The table highlights two findings. First, the simple mean-reversion model is stable across samples: the estimates of \(\hat\alpha\) and \(\hat\beta\) and their significance levels are virtually unchanged between the full sample and the 1962+ subsample, so mean-reversion in interest rates is not an artifact of any particular period. Second, adding the term spread substantially improves fit: R² rises from 0.013 to 0.088 on the restricted sample — almost a sevenfold improvement — and the predictive power of the spread for future short-rate changes is well established in the literature.

Campbell and Shiller (1991) show that the spread between long and short rates predicts future changes in short rates in the direction implied by the expectations hypothesis of the term structure: a steep upward-sloping yield curve signals that the market anticipates rising short rates, while an inverted curve signals anticipated cuts. Their evidence confirms the directional prediction, but they also document that the estimated coefficient on the spread is systematically below one, meaning the market consistently underreacts to yield curve signals — a finding often referred to as a failure of the pure expectations hypothesis. Fama and Bliss (1987) reach a similar conclusion using forward rates: long-maturity forward rates contain information about future spot rates consistent with the expectations hypothesis at longer horizons. Mishkin (1988) also finds that the term spread has predictive content for future interest rate changes across a range of maturities. Taken together, the literature supports the significant and positive coefficient on SPREAD.shift(1) found here.

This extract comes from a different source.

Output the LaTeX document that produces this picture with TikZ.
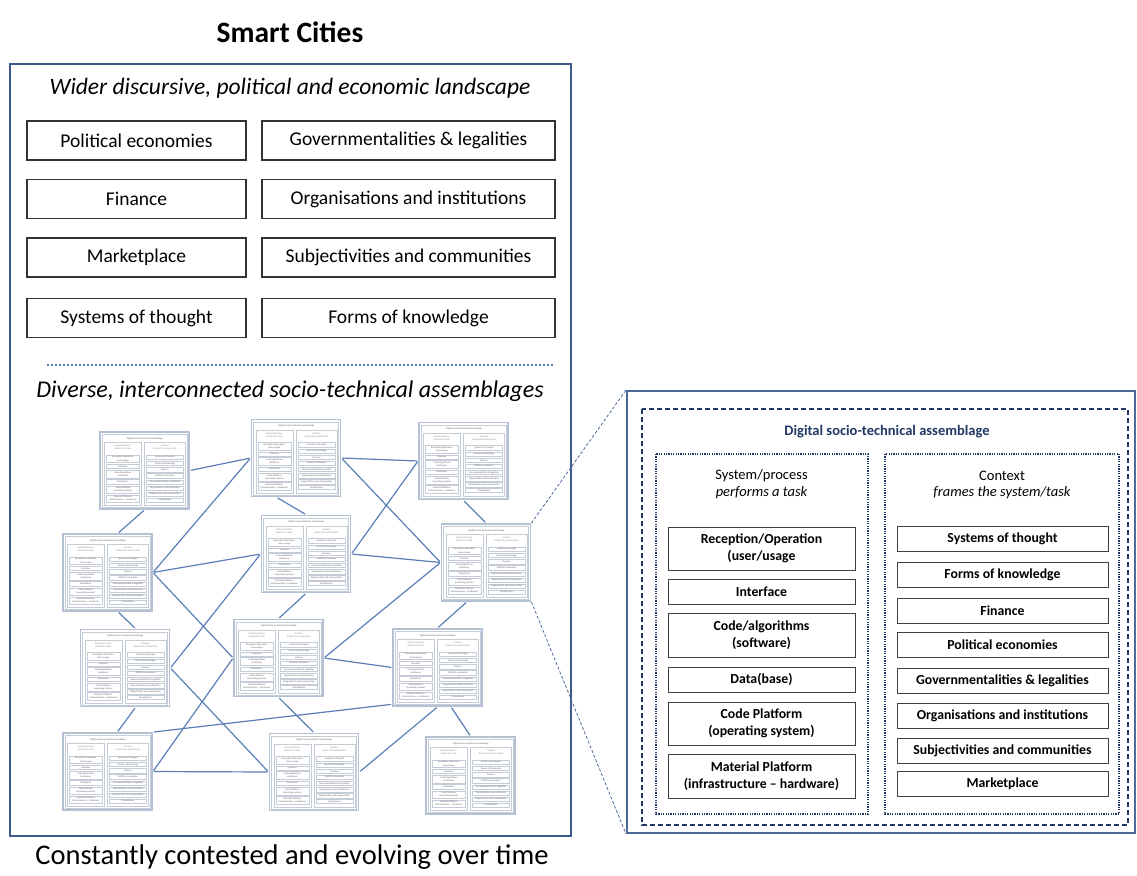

Campbell, John Y., and Robert J. Shiller. 1991. “Yield Spreads and Interest Rate Movements: A Bird’s Eye View.” Review of Economic Studies 58 (3): 495–514.

Fama, Eugene F., and Robert R. Bliss. 1987. “The Information in Long-Maturity Forward Rates.” American Economic Review 77 (4): 680–92.

Mishkin, Frederic S. 1988. “The Information in the Term Structure: Some Further Results.” Journal of Political Economy 96 (2): 307–28.

Practice Problems

Problem 1 What does it mean that interest rates are persistent?

Solution

Persistence relates to the fact that the time-series changes slowly over time. A scatter plot of a persistent variable \(x_{t}\) vs. \(x_{t-1}\) will look as if there is predictability, although this is just spurious.

Problem 2 Using the estimated \(\hat\alpha\) and \(\hat\beta\) from the simple mean-reversion model on the full sample, compute the implied long-run equilibrium rate \(r^* = -\hat\alpha/\hat\beta\). How does \(r^*\) compare to the sample mean of the short rate? What does any discrepancy tell you about the finite-sample behavior of the model?

Solution

From the regression \(\Delta r^f_{t+1} = \hat\alpha + \hat\beta r^f_t + e_{t+1}\), the equilibrium \(r^*\) is the level at which the expected change is zero: \(\hat\alpha + \hat\beta r^* = 0 \Rightarrow r^* = -\hat\alpha/\hat\beta\). In a Vasicek model this is the unconditional mean to which the process reverts. In finite samples, \(r^*\) will not exactly equal the sample mean because OLS minimises squared residuals rather than matching moments; both estimates are also subject to sampling error. A large gap between \(r^*\) and the sample mean suggests either that the sample period contains a persistent deviation from the long-run equilibrium (e.g. the prolonged low-rate era post-2008) or that the linear mean-reversion model is only an approximation of the true dynamics.